• **SOURCE EXCERPT**

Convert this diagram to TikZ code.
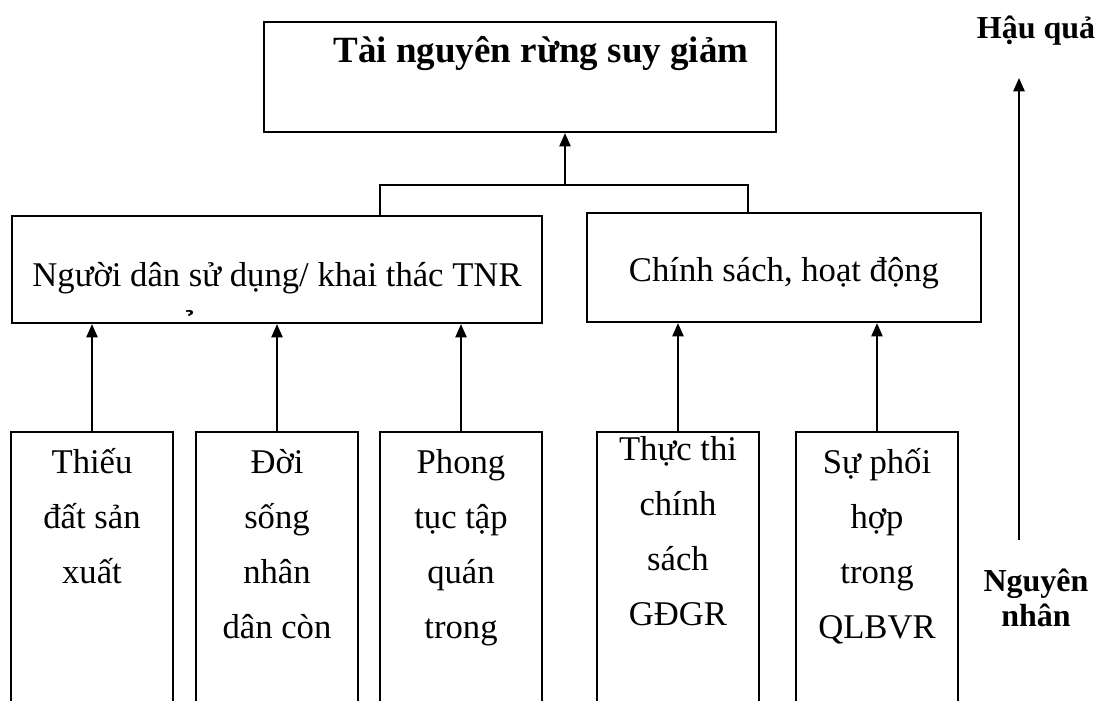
\documentclass[tikz,border=0pt]{standalone}
\usepackage{fontspec}
\setmainfont{Liberation Serif}
\usetikzlibrary{arrows.meta,positioning,calc}

\def\px{0.75pt}

\begin{document}
\begin{tikzpicture}[
    x=0.75pt, y=-0.75pt,
    font=\fontsize{26}{41.25}\selectfont,
    frame/.style={rectangle, draw, line width=1.7pt, inner sep=0pt,
                  minimum width=#1*\px},
    flow/.style={-{Triangle[length=10pt,width=8.5pt]}, line width=1.3pt},
    tie/.style={line width=1.1pt},
    lines/.style={align=center, inner sep=0pt, anchor=north},
    side/.style={font=\fontsize{24}{26}\selectfont\bfseries, align=center, inner sep=0pt}
  ]
\useasboundingbox (0,0) rectangle (1098,700);

% ---------------- effect ----------------
\node[frame=512, minimum height=110*\px] (top) at (520,77) {};
\node[font=\fontsize{27.75}{30}\selectfont\bfseries] (toptext) at (541,54)
  {Tài nguyên rừng suy giảm};

% ---------------- groups ----------------
\node[frame=530, minimum height=107*\px, text height=26pt, text depth=0pt]
  (people) at (277,269.5) {Người dân sử dụng/ khai thác TNR};
\node[frame=394, minimum height=109*\px, text height=21pt, text depth=0pt]
  (policy) at (784,267.5) {Chính sách, hoạt động};
\node[inner sep=0pt] (hook) at (194,326) {\char"0309};

% ---------------- groups -> effect ----------------
\coordinate (jl) at (380,185);
\coordinate (jr) at (748,185);
\coordinate (jm) at (565,185);
\draw[tie] (people.north -| jl) -- (jl) -- (jr) -- (policy.north -| jr);
\draw[flow] (jm) -- (top.south -| jm);

% ---------------- causes (run past the page foot) ----------------
\foreach \n/\x in {c1/92, c2/277, c3/461, c4/678, c5/877}
  \node[frame=162, minimum height=330*\px, anchor=north] (\n) at (\x,431) {};

\node[lines] (t1) at ($(c1.north)+(0,3.5)$) {\strut Thiếu\\đất sản\\xuất};
\node[lines] (t2) at ($(c2.north)+(0,3.5)$) {\strut Đời\\sống\\nhân\\dân còn};
\node[lines] (t3) at ($(c3.north)+(0,3.5)$) {\strut Phong\\tục tập\\quán\\trong};
\node[lines] (t4) at ($(c4.north)+(0,-9.5)$) {\strut Thực thi\\chính\\sách\\GĐGR};
\node[lines] (t5) at ($(c5.north)+(0,3.5)$) {\strut Sự phối\\hợp\\trong\\QLBVR};

\foreach \n in {c1,c2,c3}
  \draw[flow] (\n.north) -- (people.south -| \n.north);
\foreach \n in {c4,c5}
  \draw[flow] (\n.north) -- (policy.south -| \n.north);

% ---------------- cause -> effect axis ----------------
\node[side] (effect) at (1036,31) {Hậu quả};
\node[side] (reason) at (1036,598) {Nguyên\\nhân};
\coordinate (axisfoot) at (1019,540);
\coordinate (axishead) at (1019,78);
\draw[flow] (axisfoot) -- (axishead);

\end{tikzpicture}
\end{document}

• **INSTRUCTIONS FOR THE TASK**
Go through the listing above and write it out again exactly, dropping the pictures.

• **ANSWER FOR THE TASK**
Convert this diagram to TikZ code.
\documentclass[tikz,border=0pt]{standalone}
\usepackage{fontspec}
\setmainfont{Liberation Serif}
\usetikzlibrary{arrows.meta,positioning,calc}

\def\px{0.75pt}

\begin{document}
\begin{tikzpicture}[
    x=0.75pt, y=-0.75pt,
    font=\fontsize{26}{41.25}\selectfont,
    frame/.style={rectangle, draw, line width=1.7pt, inner sep=0pt,
                  minimum width=#1*\px},
    flow/.style={-{Triangle[length=10pt,width=8.5pt]}, line width=1.3pt},
    tie/.style={line width=1.1pt},
    lines/.style={align=center, inner sep=0pt, anchor=north},
    side/.style={font=\fontsize{24}{26}\selectfont\bfseries, align=center, inner sep=0pt}
  ]
\useasboundingbox (0,0) rectangle (1098,700);

% ---------------- effect ----------------
\node[frame=512, minimum height=110*\px] (top) at (520,77) {};
\node[font=\fontsize{27.75}{30}\selectfont\bfseries] (toptext) at (541,54)
  {Tài nguyên rừng suy giảm};

% ---------------- groups ----------------
\node[frame=530, minimum height=107*\px, text height=26pt, text depth=0pt]
  (people) at (277,269.5) {Người dân sử dụng/ khai thác TNR};
\node[frame=394, minimum height=109*\px, text height=21pt, text depth=0pt]
  (policy) at (784,267.5) {Chính sách, hoạt động};
\node[inner sep=0pt] (hook) at (194,326) {\char"0309};

% ---------------- groups -> effect ----------------
\coordinate (jl) at (380,185);
\coordinate (jr) at (748,185);
\coordinate (jm) at (565,185);
\draw[tie] (people.north -| jl) -- (jl) -- (jr) -- (policy.north -| jr);
\draw[flow] (jm) -- (top.south -| jm);

% ---------------- causes (run past the page foot) ----------------
\foreach \n/\x in {c1/92, c2/277, c3/461, c4/678, c5/877}
  \node[frame=162, minimum height=330*\px, anchor=north] (\n) at (\x,431) {};

\node[lines] (t1) at ($(c1.north)+(0,3.5)$) {\strut Thiếu\\đất sản\\xuất};
\node[lines] (t2) at ($(c2.north)+(0,3.5)$) {\strut Đời\\sống\\nhân\\dân còn};
\node[lines] (t3) at ($(c3.north)+(0,3.5)$) {\strut Phong\\tục tập\\quán\\trong};
\node[lines] (t4) at ($(c4.north)+(0,-9.5)$) {\strut Thực thi\\chính\\sách\\GĐGR};
\node[lines] (t5) at ($(c5.north)+(0,3.5)$) {\strut Sự phối\\hợp\\trong\\QLBVR};

\foreach \n in {c1,c2,c3}
  \draw[flow] (\n.north) -- (people.south -| \n.north);
\foreach \n in {c4,c5}
  \draw[flow] (\n.north) -- (policy.south -| \n.north);

% ---------------- cause -> effect axis ----------------
\node[side] (effect) at (1036,31) {Hậu quả};
\node[side] (reason) at (1036,598) {Nguyên\\nhân};
\coordinate (axisfoot) at (1019,540);
\coordinate (axishead) at (1019,78);
\draw[flow] (axisfoot) -- (axishead);

\end{tikzpicture}
\end{document}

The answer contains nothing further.